At Tuesday’s work session, the commissioners heard details on seven affordable housing developments seeking ARPA money. They range from a $365,000, two-unit nonprofit project in Elizabethtown to a private developer’s $59 million, 226-unit project at the former Lancaster Stockyards. (In the latter case, 45 of the units would be officially classed as affordable.) In all, the applicants are seeking nearly $14 million in ARPA funding. They are as follows:
- SDL DevCo: The Yards (226 total units, 45 affordable) Project budget: $59.3 million.
- HDC MidAtlantic: The Apartments at College Ave. (64 affordable units) Project budget: $23.4 million.
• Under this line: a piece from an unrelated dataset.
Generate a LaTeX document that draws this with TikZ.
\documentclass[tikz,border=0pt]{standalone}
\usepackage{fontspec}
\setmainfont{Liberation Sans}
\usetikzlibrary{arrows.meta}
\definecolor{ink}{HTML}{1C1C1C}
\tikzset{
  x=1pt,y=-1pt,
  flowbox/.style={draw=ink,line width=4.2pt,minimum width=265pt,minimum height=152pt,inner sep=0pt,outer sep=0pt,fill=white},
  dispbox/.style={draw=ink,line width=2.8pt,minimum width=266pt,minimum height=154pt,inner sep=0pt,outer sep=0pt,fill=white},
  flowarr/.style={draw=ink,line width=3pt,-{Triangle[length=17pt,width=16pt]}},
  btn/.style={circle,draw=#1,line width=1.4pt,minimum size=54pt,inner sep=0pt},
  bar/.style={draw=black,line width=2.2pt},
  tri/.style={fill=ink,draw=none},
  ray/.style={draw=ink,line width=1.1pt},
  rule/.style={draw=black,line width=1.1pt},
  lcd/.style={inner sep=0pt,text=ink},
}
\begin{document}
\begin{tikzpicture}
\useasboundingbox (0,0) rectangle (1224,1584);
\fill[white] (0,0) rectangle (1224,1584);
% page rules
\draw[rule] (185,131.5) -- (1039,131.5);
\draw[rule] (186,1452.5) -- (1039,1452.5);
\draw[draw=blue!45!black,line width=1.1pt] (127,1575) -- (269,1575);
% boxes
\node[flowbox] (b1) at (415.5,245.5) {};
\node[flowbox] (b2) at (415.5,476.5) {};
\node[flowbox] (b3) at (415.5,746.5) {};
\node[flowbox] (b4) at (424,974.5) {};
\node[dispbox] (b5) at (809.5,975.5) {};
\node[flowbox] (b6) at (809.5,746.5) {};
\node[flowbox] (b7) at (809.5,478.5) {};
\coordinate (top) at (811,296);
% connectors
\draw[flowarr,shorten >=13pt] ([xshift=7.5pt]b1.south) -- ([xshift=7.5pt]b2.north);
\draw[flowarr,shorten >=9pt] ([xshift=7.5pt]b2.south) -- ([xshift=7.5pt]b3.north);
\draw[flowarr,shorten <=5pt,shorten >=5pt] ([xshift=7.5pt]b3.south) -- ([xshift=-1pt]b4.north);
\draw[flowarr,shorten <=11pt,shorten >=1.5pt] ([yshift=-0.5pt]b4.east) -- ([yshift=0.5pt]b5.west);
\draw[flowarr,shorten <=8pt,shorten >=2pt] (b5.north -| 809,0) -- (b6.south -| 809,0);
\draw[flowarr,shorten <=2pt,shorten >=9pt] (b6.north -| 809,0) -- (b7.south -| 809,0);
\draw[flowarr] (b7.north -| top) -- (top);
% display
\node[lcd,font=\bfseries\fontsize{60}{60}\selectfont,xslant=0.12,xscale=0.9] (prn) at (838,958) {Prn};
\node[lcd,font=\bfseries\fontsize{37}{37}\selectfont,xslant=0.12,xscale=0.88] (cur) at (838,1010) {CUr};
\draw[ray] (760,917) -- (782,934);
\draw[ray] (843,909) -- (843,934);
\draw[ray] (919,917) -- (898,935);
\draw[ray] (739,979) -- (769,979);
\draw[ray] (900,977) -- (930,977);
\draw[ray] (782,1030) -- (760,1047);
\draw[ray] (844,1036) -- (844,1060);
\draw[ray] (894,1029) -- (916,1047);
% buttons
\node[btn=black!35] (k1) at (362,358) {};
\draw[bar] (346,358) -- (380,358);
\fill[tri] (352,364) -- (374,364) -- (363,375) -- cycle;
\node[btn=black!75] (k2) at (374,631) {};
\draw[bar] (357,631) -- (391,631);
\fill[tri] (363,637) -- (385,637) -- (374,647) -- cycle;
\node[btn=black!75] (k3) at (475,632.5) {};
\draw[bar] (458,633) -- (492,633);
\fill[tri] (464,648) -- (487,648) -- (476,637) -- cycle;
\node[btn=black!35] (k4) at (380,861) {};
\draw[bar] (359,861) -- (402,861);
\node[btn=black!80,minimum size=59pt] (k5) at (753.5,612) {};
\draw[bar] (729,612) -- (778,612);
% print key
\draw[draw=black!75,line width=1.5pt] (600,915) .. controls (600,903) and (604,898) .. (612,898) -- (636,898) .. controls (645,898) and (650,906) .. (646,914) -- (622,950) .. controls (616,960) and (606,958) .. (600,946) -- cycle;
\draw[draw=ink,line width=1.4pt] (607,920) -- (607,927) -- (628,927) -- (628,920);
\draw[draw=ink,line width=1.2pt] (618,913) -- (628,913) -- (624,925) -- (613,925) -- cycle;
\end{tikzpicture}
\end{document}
- YWCA Lancaster: YForward (16 affordable units) Project budget: $3.55 million.
- Landis Quality Living: Immerse (52 units, 11 affordable) Project budget: $18.1 million.
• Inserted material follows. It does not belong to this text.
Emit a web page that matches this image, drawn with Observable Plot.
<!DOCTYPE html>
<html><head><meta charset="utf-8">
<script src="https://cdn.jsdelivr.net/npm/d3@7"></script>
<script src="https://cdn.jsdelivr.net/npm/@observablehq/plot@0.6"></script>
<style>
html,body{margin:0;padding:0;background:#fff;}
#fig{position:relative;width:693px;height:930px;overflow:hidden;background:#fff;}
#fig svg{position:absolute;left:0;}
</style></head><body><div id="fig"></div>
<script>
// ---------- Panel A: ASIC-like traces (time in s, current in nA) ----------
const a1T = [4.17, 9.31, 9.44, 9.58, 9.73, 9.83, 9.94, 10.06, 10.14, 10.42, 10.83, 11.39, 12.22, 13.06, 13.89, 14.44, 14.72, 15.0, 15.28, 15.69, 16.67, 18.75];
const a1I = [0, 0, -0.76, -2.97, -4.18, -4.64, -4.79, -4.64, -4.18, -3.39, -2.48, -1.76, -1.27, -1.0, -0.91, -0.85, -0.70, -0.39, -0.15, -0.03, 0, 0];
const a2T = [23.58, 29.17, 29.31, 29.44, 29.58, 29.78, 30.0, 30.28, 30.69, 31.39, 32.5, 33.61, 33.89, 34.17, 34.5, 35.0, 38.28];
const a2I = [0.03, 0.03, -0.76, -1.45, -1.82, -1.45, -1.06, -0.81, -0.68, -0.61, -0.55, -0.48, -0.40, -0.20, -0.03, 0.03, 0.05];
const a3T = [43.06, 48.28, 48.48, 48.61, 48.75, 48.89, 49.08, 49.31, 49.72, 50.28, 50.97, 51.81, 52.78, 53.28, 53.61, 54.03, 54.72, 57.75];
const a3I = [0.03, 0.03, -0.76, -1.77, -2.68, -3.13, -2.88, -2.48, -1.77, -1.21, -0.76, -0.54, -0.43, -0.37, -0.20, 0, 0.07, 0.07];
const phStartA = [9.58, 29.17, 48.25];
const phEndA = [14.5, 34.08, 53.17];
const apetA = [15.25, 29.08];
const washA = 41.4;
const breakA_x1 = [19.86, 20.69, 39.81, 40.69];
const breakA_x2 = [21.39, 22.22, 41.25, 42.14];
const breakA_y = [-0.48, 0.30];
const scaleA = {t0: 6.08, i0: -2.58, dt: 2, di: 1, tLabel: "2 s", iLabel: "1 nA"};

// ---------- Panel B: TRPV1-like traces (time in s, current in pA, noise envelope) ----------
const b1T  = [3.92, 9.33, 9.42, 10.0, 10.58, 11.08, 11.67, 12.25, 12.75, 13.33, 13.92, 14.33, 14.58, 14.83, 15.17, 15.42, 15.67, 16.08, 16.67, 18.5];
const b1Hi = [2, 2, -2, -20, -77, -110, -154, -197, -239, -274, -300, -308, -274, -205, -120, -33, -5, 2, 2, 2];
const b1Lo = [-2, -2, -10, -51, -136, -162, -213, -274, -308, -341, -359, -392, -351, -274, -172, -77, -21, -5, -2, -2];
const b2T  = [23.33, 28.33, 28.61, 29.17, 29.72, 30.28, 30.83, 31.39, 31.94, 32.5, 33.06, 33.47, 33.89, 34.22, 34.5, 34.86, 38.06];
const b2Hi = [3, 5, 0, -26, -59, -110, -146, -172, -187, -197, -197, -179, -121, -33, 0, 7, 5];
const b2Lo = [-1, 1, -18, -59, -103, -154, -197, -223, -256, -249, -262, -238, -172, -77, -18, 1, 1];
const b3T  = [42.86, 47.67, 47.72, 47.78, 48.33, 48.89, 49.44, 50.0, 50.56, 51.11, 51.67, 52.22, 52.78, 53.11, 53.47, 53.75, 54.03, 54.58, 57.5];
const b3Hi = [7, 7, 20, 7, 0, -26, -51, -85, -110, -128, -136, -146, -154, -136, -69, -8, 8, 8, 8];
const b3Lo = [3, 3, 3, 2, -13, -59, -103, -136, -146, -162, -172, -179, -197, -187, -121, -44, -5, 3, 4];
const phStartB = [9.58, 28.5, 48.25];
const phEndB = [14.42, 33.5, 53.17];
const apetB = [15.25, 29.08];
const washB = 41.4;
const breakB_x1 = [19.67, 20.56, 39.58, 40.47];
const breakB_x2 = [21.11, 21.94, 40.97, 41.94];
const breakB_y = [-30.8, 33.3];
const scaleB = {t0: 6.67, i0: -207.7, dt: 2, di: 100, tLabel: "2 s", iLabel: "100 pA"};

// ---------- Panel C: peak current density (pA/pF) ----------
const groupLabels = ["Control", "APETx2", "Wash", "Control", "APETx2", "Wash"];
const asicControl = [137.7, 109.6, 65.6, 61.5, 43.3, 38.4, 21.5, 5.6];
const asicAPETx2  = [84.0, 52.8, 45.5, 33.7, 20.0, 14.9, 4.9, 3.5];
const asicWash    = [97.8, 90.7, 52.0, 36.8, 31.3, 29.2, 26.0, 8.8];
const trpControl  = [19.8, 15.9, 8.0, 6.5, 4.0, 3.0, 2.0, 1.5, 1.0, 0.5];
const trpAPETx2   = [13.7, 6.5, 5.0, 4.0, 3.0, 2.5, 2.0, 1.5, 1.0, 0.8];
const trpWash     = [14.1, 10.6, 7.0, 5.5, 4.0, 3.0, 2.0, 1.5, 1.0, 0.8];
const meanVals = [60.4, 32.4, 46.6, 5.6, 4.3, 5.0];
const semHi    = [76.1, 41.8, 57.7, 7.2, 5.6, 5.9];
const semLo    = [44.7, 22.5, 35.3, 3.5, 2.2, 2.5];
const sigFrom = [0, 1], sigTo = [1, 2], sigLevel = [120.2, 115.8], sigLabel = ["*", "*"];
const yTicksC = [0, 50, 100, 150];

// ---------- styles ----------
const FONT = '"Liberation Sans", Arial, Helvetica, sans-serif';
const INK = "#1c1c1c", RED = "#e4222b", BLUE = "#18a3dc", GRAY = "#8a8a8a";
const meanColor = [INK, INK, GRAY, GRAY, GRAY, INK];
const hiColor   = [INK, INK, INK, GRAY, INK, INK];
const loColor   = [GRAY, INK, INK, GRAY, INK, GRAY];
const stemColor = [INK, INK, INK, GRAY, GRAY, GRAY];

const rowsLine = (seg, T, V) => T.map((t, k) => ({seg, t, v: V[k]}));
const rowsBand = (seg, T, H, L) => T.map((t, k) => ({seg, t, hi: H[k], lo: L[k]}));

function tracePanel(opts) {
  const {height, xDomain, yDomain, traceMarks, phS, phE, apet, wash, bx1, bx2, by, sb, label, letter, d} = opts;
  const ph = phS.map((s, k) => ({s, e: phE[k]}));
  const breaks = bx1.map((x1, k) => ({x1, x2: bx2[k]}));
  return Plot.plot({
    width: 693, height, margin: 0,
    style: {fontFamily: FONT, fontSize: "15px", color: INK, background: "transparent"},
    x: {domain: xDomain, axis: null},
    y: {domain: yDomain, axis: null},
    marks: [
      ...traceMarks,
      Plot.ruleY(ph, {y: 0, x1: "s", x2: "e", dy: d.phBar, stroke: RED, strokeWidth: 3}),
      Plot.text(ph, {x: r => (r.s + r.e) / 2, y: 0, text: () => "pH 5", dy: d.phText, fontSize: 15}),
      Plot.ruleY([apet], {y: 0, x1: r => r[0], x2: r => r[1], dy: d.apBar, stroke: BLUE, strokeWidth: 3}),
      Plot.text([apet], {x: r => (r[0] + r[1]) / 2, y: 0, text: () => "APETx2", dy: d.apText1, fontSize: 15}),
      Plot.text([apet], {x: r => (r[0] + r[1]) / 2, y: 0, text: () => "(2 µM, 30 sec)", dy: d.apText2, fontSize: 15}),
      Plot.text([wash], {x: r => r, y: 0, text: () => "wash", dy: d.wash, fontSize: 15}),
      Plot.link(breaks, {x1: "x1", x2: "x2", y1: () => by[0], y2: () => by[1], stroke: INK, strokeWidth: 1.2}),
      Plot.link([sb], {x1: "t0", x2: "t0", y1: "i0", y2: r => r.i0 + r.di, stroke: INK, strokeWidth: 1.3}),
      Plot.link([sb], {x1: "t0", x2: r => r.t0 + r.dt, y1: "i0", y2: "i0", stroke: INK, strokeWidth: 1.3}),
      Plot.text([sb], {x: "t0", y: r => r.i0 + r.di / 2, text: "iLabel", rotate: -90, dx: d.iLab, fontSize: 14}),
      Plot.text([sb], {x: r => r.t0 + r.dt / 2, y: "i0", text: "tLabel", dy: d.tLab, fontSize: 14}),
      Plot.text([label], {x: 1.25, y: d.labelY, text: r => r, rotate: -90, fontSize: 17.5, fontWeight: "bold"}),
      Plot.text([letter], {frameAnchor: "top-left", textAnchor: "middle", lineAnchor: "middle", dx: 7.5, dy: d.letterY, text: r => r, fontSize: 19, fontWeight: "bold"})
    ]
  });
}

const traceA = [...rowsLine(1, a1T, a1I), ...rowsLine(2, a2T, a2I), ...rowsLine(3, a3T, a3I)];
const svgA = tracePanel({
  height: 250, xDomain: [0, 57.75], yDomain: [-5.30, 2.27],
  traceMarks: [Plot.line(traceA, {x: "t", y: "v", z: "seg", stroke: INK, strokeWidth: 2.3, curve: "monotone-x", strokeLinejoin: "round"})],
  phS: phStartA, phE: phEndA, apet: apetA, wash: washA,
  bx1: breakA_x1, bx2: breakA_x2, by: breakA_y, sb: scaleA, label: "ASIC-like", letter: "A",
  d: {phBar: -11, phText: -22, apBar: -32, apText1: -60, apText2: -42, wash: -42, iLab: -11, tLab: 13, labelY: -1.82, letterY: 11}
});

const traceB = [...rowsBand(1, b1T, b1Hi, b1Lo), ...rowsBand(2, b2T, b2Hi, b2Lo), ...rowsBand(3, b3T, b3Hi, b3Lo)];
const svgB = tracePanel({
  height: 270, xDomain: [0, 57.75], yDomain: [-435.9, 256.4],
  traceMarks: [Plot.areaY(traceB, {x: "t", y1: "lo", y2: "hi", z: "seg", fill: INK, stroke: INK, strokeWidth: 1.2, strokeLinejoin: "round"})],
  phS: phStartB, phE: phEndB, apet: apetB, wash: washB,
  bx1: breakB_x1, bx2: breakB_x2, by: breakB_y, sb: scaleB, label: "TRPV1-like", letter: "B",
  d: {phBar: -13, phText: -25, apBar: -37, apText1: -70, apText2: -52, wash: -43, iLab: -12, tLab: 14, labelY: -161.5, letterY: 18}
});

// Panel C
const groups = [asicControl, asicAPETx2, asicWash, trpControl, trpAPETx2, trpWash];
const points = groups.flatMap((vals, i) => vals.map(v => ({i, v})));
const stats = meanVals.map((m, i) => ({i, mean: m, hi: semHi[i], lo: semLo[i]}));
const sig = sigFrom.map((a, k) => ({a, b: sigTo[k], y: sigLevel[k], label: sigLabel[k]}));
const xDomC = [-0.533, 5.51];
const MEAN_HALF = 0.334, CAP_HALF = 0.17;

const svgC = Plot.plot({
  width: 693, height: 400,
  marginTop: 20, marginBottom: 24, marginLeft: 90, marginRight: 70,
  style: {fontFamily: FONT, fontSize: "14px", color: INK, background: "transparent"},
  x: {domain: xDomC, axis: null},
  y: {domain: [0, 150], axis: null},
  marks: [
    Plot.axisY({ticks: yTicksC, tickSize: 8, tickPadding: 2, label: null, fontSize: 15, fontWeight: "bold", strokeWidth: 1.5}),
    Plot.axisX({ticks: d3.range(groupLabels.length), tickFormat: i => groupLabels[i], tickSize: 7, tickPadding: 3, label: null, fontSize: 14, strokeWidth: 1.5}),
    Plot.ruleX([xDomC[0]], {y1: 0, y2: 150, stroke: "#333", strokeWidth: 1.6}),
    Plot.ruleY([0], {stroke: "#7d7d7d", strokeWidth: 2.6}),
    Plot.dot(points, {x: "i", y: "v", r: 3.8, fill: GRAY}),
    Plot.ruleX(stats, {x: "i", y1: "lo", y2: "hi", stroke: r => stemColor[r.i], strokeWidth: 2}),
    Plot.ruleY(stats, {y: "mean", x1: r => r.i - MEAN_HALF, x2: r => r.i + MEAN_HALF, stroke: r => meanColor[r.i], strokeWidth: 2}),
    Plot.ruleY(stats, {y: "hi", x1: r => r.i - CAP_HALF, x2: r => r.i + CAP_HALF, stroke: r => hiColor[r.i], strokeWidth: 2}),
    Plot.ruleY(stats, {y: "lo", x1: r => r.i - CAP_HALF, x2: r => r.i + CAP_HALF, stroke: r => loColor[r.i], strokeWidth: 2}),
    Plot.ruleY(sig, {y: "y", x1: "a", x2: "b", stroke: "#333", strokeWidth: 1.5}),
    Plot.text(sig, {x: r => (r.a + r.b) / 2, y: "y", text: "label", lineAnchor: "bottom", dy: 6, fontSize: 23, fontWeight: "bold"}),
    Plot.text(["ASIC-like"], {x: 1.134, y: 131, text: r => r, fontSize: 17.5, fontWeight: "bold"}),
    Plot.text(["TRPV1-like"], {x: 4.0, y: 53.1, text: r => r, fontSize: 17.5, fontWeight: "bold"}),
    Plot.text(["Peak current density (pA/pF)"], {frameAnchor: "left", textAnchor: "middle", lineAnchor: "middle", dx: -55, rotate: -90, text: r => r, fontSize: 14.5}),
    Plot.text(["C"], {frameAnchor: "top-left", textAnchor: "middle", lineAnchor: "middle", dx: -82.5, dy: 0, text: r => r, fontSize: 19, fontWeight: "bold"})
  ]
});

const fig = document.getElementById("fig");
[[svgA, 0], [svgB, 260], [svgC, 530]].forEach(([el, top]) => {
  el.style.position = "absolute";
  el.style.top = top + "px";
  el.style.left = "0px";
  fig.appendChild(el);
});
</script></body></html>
- United Churches Elizabethtown Area: White Building (2 units) Project budget: $365,000.
- Real Life Community Services: Royer House (2 units) Project budget: $591,000.
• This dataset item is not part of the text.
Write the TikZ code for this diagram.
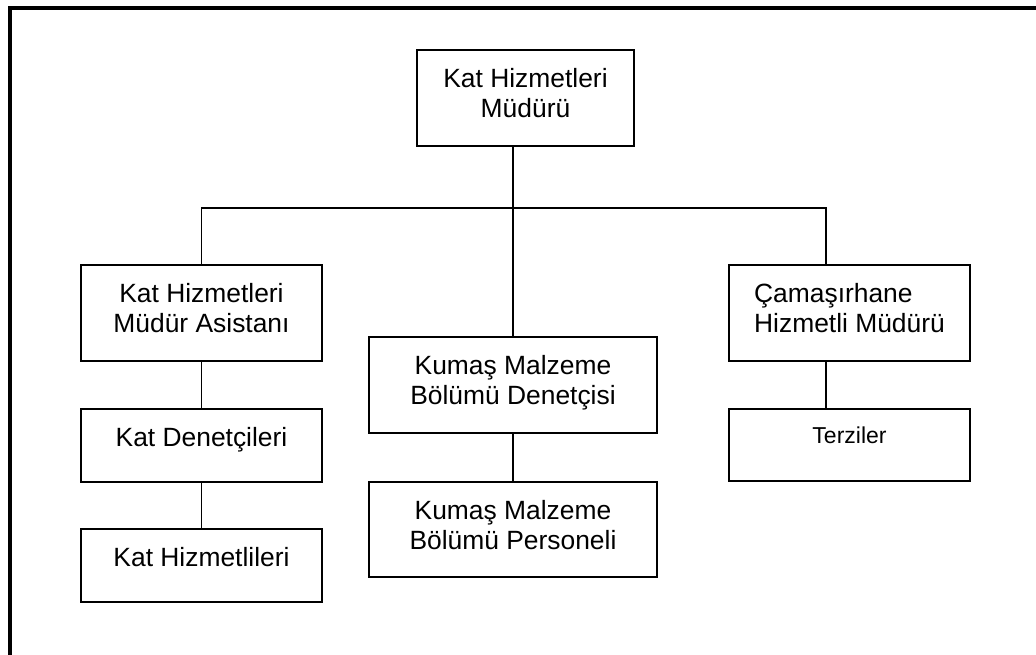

- Oz Fund: Rebmans (52 units) Project budget: $12.7 million.
The Lancaster County Redevelopment Authority reviewed them. It recommends awarding a total of $8.35 million to six of the projects. It recommended against funding the Rebmans project, saying the proposed rents there don’t meet affordability standards.
The authority reviewed only the projects proposing to build new affordable units, not renovation or rehabilitation projects, Executive Director Justin Eby said.
Commissioner John Trescot said he would vote for the requests made by HDC MidAtlantic, YWCA Lancaster and Real Life Community Services.
Commissioner Josh Parsons said he would back the two smallest requests, Real Life’s and the United Churches Elizabethtown Area, but that he would need further convincing to support grants for any of the others. They’re likely to move forward whether or not the county gives them ARPA money, he said.
Commissioner Ray D’Agostino said he wants to “dig a little deeper” before supporting any of the projects.
He and Parsons both expressed reservations about government-designated affordable housing as such — that is, units that are publicly subsidized and restricted to certain income levels.
D’Agostino acknowledged there is an affordable housing crisis, but said: “We are not going to fund our way or build our way out.” That, he said, would mean a “government takeover” of housing, something he adamantly opposes.
Much of the affordability problem, he said, stems from over-regulation of housing at all levels: local, state and federal. That has to change, he said.
He and Parsons both said they favor encouraging homeownership, and that it’s problematic when individuals and households remain in affordable rental housing year after year. D’Agostino said he would want projects funded with county ARPA money to include programs that help tenants to achieve financial independence and homeownership.
Leaders from five of the developers were on hand to make their case. They emphasized the scale of the demand they’re attempting to meet, the challenges of assembling the financing they need and their readiness to move forward sooner rather than later. (The two organizations not represented were United Churches Elizabethtown Area and Oz Fund.)
“I hope you fund them all,” said Ed Kaminski, director of Landis Quality Living at Landis Communities.
The redevelopment authority did not review six other affordable housing ARPA applications submitted to the county. Three of them were withdrawn, and the other three didn’t provide the information needed for the analysis.
(Editor’s note: This article was updated Dec. 27 to correct the number of units at The Apartments at College Ave.)